Sunday, April 30, 2006

Montreal







Well it was a whilwind trip to Montreal - we really only had an afternoon and evening there and then we zoomed back down the highway for a birthday party. We left with a dinner recommendation in hand - Peter said we should try the best Thai food in Montreal at Chao Phraya on Laurier, near Sainte-Laurent. Since it is the only Thai food we've tried in Montreal, it is a little hard to compare, but I will say we enjoyed a fantastic dinner! There are many choices for a dinner out in Montreal - this one is well worth a try.

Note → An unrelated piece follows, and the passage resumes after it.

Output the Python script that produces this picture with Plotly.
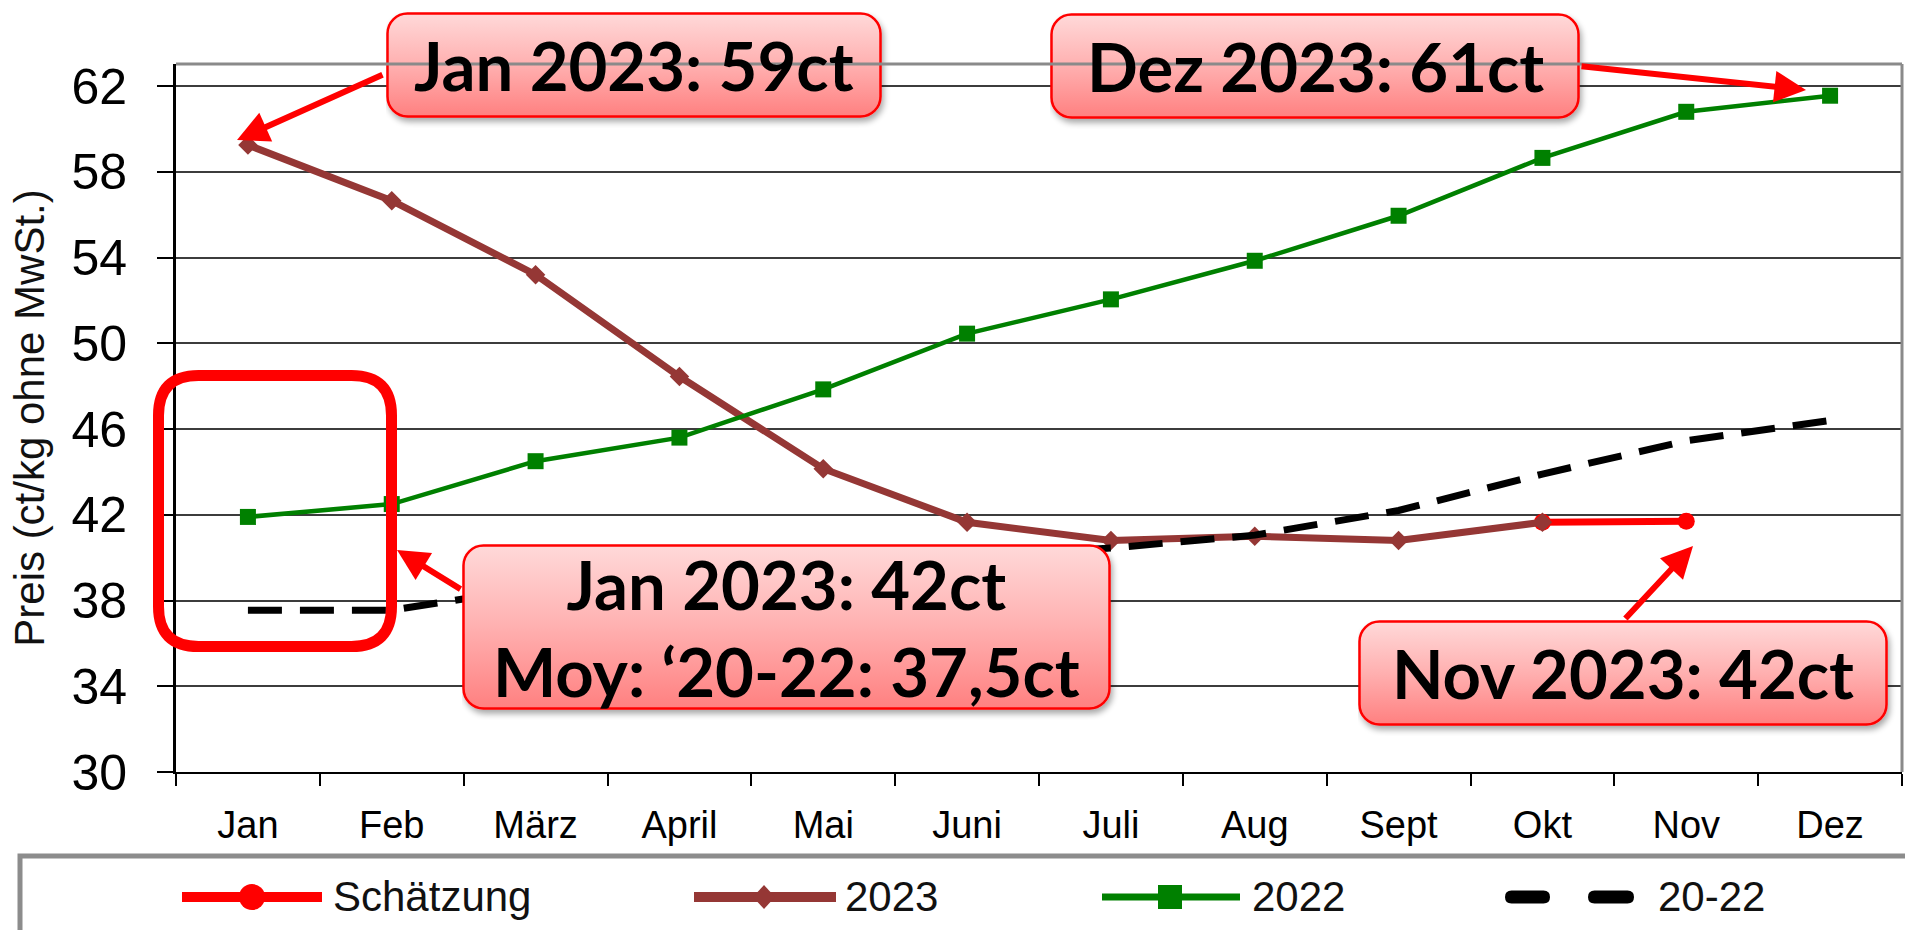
import base64
import plotly.graph_objects as go

# ---------------- data ----------------
months = ["Jan", "Feb", "März", "April", "Mai", "Juni", "Juli", "Aug", "Sept", "Okt", "Nov", "Dez"]
schaetzung = [None, None, None, None, None, None, None, None, None, 41.65, 41.7, None]
y2023 = [59.25, 56.65, 53.2, 48.45, 44.15, 41.65, 40.8, 41.0, 40.8, 41.65, None, None]
y2022 = [41.9, 42.5, 44.5, 45.6, 47.85, 50.45, 52.05, 53.85, 55.95, 58.65, 60.8, 61.55]
avg2022 = [37.55, 37.55, 38.6, 39.1, 39.6, 40.0, 40.45, 41.05, 42.2, 43.9, 45.45, 46.4]
y_ticks = [30, 34, 38, 42, 46, 50, 54, 58, 62]
series_names = ["Schätzung", "2023", "2022", "20-22"]
callouts = ["Jan 2023: 59ct", "Dez 2023: 61ct", "Jan 2023: 42ct<br>Moy: ‘20-22: 37,5ct", "Nov 2023: 42ct"]

# ---------------- layout geometry ----------------
W, H = 1905, 930
ML, MR, MT, MB = 176, 3, 64, 158
PW, PH = W - ML - MR, H - MT - MB


def px(xp):
    return (xp - ML) / PW


def py(yp):
    return (H - MB - yp) / PH


C_RED = "#ff0000"
C_BROWN = "#953735"
C_GREEN = "#008000"
C_BLACK = "#000000"

fig = go.Figure()
fig.add_trace(go.Scatter(x=months, y=schaetzung, name=series_names[0], mode="lines+markers",
                         line=dict(color=C_RED, width=7), marker=dict(symbol="circle", size=17, color=C_RED),
                         showlegend=False))
fig.add_trace(go.Scatter(x=months, y=y2023, name=series_names[1], mode="lines+markers",
                         line=dict(color=C_BROWN, width=7), marker=dict(symbol="diamond", size=15, color=C_BROWN),
                         showlegend=False))
fig.add_trace(go.Scatter(x=months, y=y2022, name=series_names[2], mode="lines+markers",
                         line=dict(color=C_GREEN, width=4.5), marker=dict(symbol="square", size=16, color=C_GREEN),
                         showlegend=False))
fig.add_trace(go.Scatter(x=months, y=avg2022, name=series_names[3], mode="lines",
                         line=dict(color=C_BLACK, width=7, dash="34px,18px"),
                         showlegend=False))

shapes = []
annotations = []
images = []

# frame top / right (gray)
shapes.append(dict(type="line", xref="paper", yref="paper", x0=0, x1=1, y0=1, y1=1,
                   line=dict(color="#8a8a8a", width=3), layer="above"))
shapes.append(dict(type="line", xref="paper", yref="paper", x0=1, x1=1, y0=0, y1=1,
                   line=dict(color="#8a8a8a", width=3), layer="above"))

# legend box
shapes.append(dict(type="rect", xref="paper", yref="paper", x0=px(20), x1=px(1930), y0=py(856), y1=py(990),
                   line=dict(color="#8c8c8c", width=5), fillcolor="rgba(0,0,0,0)", layer="above"))

LEG_Y = 897


def leg_line(x0, x1, color, width):
    shapes.append(dict(type="line", xref="paper", yref="paper", x0=px(x0), x1=px(x1), y0=py(LEG_Y), y1=py(LEG_Y),
                       line=dict(color=color, width=width), layer="above"))


def leg_text(x0, txt):
    annotations.append(dict(xref="paper", yref="paper", x=px(x0), y=py(LEG_Y), xanchor="left", yanchor="middle",
                            text=txt, showarrow=False,
                            font=dict(family="Liberation Sans, Arial", size=42, color="#111111")))


# Schätzung
leg_line(182, 322, C_RED, 10)
shapes.append(dict(type="circle", xref="paper", yref="paper", x0=px(252 - 13), x1=px(252 + 13),
                   y0=py(LEG_Y + 13), y1=py(LEG_Y - 13), fillcolor=C_RED, line=dict(width=0), layer="above"))
leg_text(331, series_names[0])
# 2023
leg_line(694, 836, C_BROWN, 10)
cx = 764
shapes.append(dict(type="path", xref="paper", yref="paper",
                   path=f"M{px(cx - 11)},{py(LEG_Y)} L{px(cx)},{py(LEG_Y - 12)} L{px(cx + 11)},{py(LEG_Y)} L{px(cx)},{py(LEG_Y + 12)} Z",
                   fillcolor=C_BROWN, line=dict(width=0), layer="above"))
leg_text(843, series_names[1])
# 2022
leg_line(1102, 1240, C_GREEN, 7)
cx = 1170
shapes.append(dict(type="rect", xref="paper", yref="paper", x0=px(cx - 12), x1=px(cx + 12),
                   y0=py(LEG_Y + 12), y1=py(LEG_Y - 12), fillcolor=C_GREEN, line=dict(width=0), layer="above"))
leg_text(1250, series_names[2])


# 20-22 dashes (pill shapes)
def pill(x0, x1, yc, hw):
    r = hw
    return (f"M{px(x0 + r)},{py(yc - r)} L{px(x1 - r)},{py(yc - r)} Q{px(x1)},{py(yc - r)} {px(x1)},{py(yc)} "
            f"Q{px(x1)},{py(yc + r)} {px(x1 - r)},{py(yc + r)} L{px(x0 + r)},{py(yc + r)} "
            f"Q{px(x0)},{py(yc + r)} {px(x0)},{py(yc)} Q{px(x0)},{py(yc - r)} {px(x0 + r)},{py(yc - r)} Z")


for a, b in [(1505, 1550), (1588, 1634)]:
    shapes.append(dict(type="path", xref="paper", yref="paper", path=pill(a, b, LEG_Y, 6.5),
                       fillcolor=C_BLACK, line=dict(width=0), layer="above"))
leg_text(1656, series_names[3])

# red highlight rounded rectangle
hx0, hx1, hy0, hy1, r = 158.5, 391.5, 375.5, 646.5, 40
hl_path = (f"M{px(hx0 + r)},{py(hy0)} L{px(hx1 - r)},{py(hy0)} Q{px(hx1)},{py(hy0)} {px(hx1)},{py(hy0 + r)} "
           f"L{px(hx1)},{py(hy1 - r)} Q{px(hx1)},{py(hy1)} {px(hx1 - r)},{py(hy1)} "
           f"L{px(hx0 + r)},{py(hy1)} Q{px(hx0)},{py(hy1)} {px(hx0)},{py(hy1 - r)} "
           f"L{px(hx0)},{py(hy0 + r)} Q{px(hx0)},{py(hy0)} {px(hx0 + r)},{py(hy0)} Z")
shapes.append(dict(type="path", xref="paper", yref="paper", path=hl_path,
                   line=dict(color=C_RED, width=11), fillcolor="rgba(0,0,0,0)", layer="above"))


# callout boxes as svg images (gradient + shadow), text as annotations on top
def box_svg(w, h):
    S = 10
    svg = (f'<svg xmlns="http://www.w3.org/2000/svg" width="{w + S}" height="{h + S}" viewBox="0 0 {w + S} {h + S}">'
           '<defs><linearGradient id="g" x1="0" y1="0" x2="0" y2="1">'
           '<stop offset="0" stop-color="#ffd9d9"/><stop offset="0.5" stop-color="#ffb0b0"/>'
           '<stop offset="1" stop-color="#ff8080"/></linearGradient>'
           '<filter id="s" x="-5%" y="-5%" width="115%" height="125%">'
           '<feGaussianBlur in="SourceAlpha" stdDeviation="3"/><feOffset dx="2" dy="4" result="o"/>'
           '<feComponentTransfer><feFuncA type="linear" slope="0.35"/></feComponentTransfer>'
           '<feMerge><feMergeNode/><feMergeNode in="SourceGraphic"/></feMerge></filter></defs>'
           f'<rect x="1.5" y="1.5" width="{w - 3}" height="{h - 3}" rx="20" ry="20" fill="url(#g)" '
           'stroke="#ff0000" stroke-width="2.5" filter="url(#s)"/></svg>')
    return "data:image/svg+xml;base64," + base64.b64encode(svg.encode("utf-8")).decode("ascii")


boxes = [  # x0, y0, x1, y1 (pixels)
    (386, 12, 882, 118),
    (1050, 13, 1580, 119),
    (462, 544, 1111, 710),
    (1358, 620, 1888, 726),
]
for (x0, y0, x1, y1), txt in zip(boxes, callouts):
    w, h = x1 - x0, y1 - y0
    images.append(dict(source=box_svg(w, h), xref="paper", yref="paper", x=px(x0), y=py(y0),
                       sizex=(w + 10) / PW, sizey=(h + 10) / PH, xanchor="left", yanchor="top",
                       sizing="stretch", layer="above"))
    annotations.append(dict(xref="paper", yref="paper", x=px((x0 + x1) / 2), y=py((y0 + y1) / 2),
                            xanchor="center", yanchor="middle", text=txt, showarrow=False,
                            font=dict(family="Lato", size=67, color="black", weight="bold")))

# arrows (head, tail) in pixels
arrows = [((237, 140), (384, 74)), ((1806, 90), (1580, 66)), ((397, 550), (462, 590)), ((1693, 546), (1624, 620))]
for (hx, hy), (tx, ty) in arrows:
    annotations.append(dict(xref="paper", yref="paper", x=px(hx), y=py(hy), ax=tx - hx, ay=ty - hy,
                            text="", showarrow=True, arrowhead=2, arrowsize=1.05, arrowwidth=6,
                            arrowcolor=C_RED, standoff=0, startstandoff=0))

fig.update_layout(
    width=W, height=H,
    margin=dict(l=ML, r=MR, t=MT, b=MB, autoexpand=False),
    paper_bgcolor="white", plot_bgcolor="white",
    showlegend=False,
    shapes=shapes, annotations=annotations, images=images,
    font=dict(family="Liberation Sans, Arial", color="black"),
)
fig.update_xaxes(type="category", categoryorder="array", categoryarray=months, range=[-0.5, 11.5],
                 tickson="boundaries", ticks="outside", ticklen=12, tickwidth=2, tickcolor="#000",
                 showgrid=False, showline=True, linecolor="#000", linewidth=2, zeroline=False,
                 tickfont=dict(family="Liberation Sans, Arial", size=38, color="#000"),
                 ticklabelstandoff=18, automargin=False)
fig.update_yaxes(range=[30, 63.03], tickvals=y_ticks, ticktext=[str(v) for v in y_ticks],
                 ticks="outside", ticklen=16, tickwidth=2, tickcolor="#000",
                 showgrid=True, gridcolor="#3c3c3c", gridwidth=2,
                 showline=True, linecolor="#000", linewidth=3, zeroline=False,
                 tickfont=dict(family="Liberation Sans, Arial", size=50, color="#000"),
                 ticklabelstandoff=20, automargin=False,
                 title=dict(text="Preis (ct/kg ohne MwSt.)", standoff=14,
                            font=dict(family="Liberation Sans, Arial", size=42, color="#111")))

fig.write_html("out.html", config={"displayModeBar": False},
               post_script="document.body.style.margin='0px';document.body.style.overflow='hidden';")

We didn't go for the food though. We drove to Montreal to see the Anselm Kiefer exhibition at the Musee D'Art Contemporain de Montreal - Heaven and Earth - before it closed. This huge exhibition explored about 35 years of Kiefer's work, with over 50 works and a healthy representation of new work. In Kiefer's words, "In my painting, I tell stories to show what lies behind history. I make a hole and I go through it. Kiefer has exhibited regularly since 73. His work just exploded by about 75 and in 1980 he represented Germany at the Venice Biannale. This was the first major exhibit of Kiefer's work to be shown in Canada.

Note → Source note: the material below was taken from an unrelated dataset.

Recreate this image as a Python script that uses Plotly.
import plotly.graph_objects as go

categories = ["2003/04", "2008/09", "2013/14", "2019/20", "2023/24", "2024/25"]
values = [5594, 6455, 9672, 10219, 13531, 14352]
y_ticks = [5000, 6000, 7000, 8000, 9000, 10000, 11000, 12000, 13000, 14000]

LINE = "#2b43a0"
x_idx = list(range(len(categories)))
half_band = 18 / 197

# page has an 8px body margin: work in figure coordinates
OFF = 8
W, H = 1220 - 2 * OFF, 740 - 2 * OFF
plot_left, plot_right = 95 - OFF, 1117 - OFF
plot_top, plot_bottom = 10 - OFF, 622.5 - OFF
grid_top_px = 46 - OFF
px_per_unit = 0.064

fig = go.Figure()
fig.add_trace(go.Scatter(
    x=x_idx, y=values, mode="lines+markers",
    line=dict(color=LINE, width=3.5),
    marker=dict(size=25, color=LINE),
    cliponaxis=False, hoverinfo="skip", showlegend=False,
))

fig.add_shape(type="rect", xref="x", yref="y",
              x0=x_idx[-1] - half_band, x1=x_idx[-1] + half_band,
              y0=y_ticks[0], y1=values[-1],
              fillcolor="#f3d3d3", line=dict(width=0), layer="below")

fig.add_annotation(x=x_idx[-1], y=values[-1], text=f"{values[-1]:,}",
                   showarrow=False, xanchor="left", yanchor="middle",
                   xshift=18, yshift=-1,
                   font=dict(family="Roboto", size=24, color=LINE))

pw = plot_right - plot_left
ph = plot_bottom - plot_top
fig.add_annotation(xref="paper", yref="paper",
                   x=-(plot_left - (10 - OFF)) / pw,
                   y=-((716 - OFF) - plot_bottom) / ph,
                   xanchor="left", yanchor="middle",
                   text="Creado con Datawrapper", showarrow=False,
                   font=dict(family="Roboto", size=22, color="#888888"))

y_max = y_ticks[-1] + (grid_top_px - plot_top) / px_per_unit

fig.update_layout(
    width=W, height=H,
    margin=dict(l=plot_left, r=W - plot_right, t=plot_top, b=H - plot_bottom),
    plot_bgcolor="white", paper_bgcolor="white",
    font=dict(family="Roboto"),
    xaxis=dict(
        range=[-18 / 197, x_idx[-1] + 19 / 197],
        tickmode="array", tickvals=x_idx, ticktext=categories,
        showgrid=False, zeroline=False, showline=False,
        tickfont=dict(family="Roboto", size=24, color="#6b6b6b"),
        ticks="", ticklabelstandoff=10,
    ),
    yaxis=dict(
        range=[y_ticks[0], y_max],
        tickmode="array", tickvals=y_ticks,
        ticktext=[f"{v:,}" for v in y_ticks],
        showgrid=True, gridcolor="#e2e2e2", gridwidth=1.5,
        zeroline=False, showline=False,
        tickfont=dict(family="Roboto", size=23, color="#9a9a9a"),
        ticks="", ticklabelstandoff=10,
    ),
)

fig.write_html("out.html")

This show knocked my socks off. When I was in University in the 80s, Kiefer was associated in my mind with a resurgence of figurative painting in both Europe and America, but looking at the work together in the context of this exhibition, I see little relationship with broad movement. Kiefer: "My spirituality is not New Age. It has been with me since I was a child. I know that in the last few decades religion has been made shiny and new. It's like a business creating a new product. They are selling salvation. I'm not interested in being saved. I'm interested in reconstructing symbols. It's about connecting with an older knowledge and trying to discover continuities in why we search for heaven."

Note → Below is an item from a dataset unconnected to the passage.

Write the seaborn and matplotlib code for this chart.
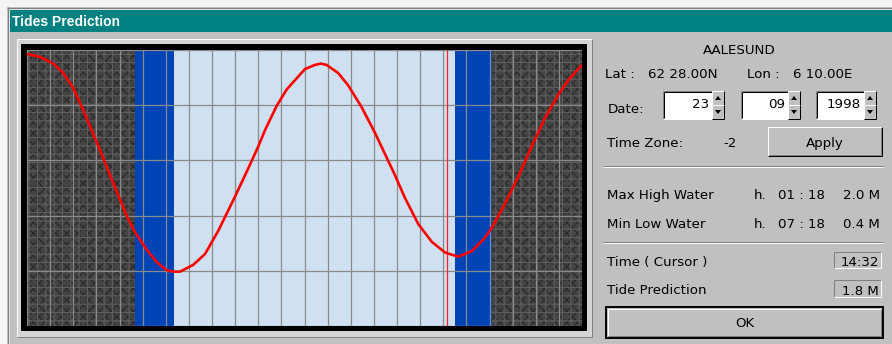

Kiefer makes impossible paintings. First, many of them are huge. At the same time, they can be both incredibly delicate (one has a dead sunflower stock wired up to it) and absurdly heavy (consider big head-sized rock-like chunks of lead hanging from the paintings by wires). Consider a giant painting whose image is mostly described by sunflower seeds. Consider an oversized steel bookshelf holding a collection of huge lead books. The gallery has film room with a video playing of the unloading and unpacking of the exhibition from a tractor-trailer to the gallery with forklifts and plenty of man-power. The paintings have thick convoluted cracking textures, stuff roughly affixed to the surface, and often objects attached. Fantastic

The show includes a few early paintings and books as well as the 'mature work'. It was very interesting to me to see his ideas evolve. It seemed like he had the images he needed but didn't know how to nail them down, how to make them come to life. Then, there they were - it all seemed to come together - work after work after work.

It isn't too often that an exhibition charges me up this way. I left feeling refueled, my confidence in painting renewed.

3 comments:

Anonymous said...

So who's who in the photos?

mister anchovy said...

mister anchovy with the sunglasses, strangers everywhere else.....

Candy Minx said...

Love all the photos you two look awesome! Looks like fun. Isn't it great to feel all recharged. I would love to see that show. He is amazing.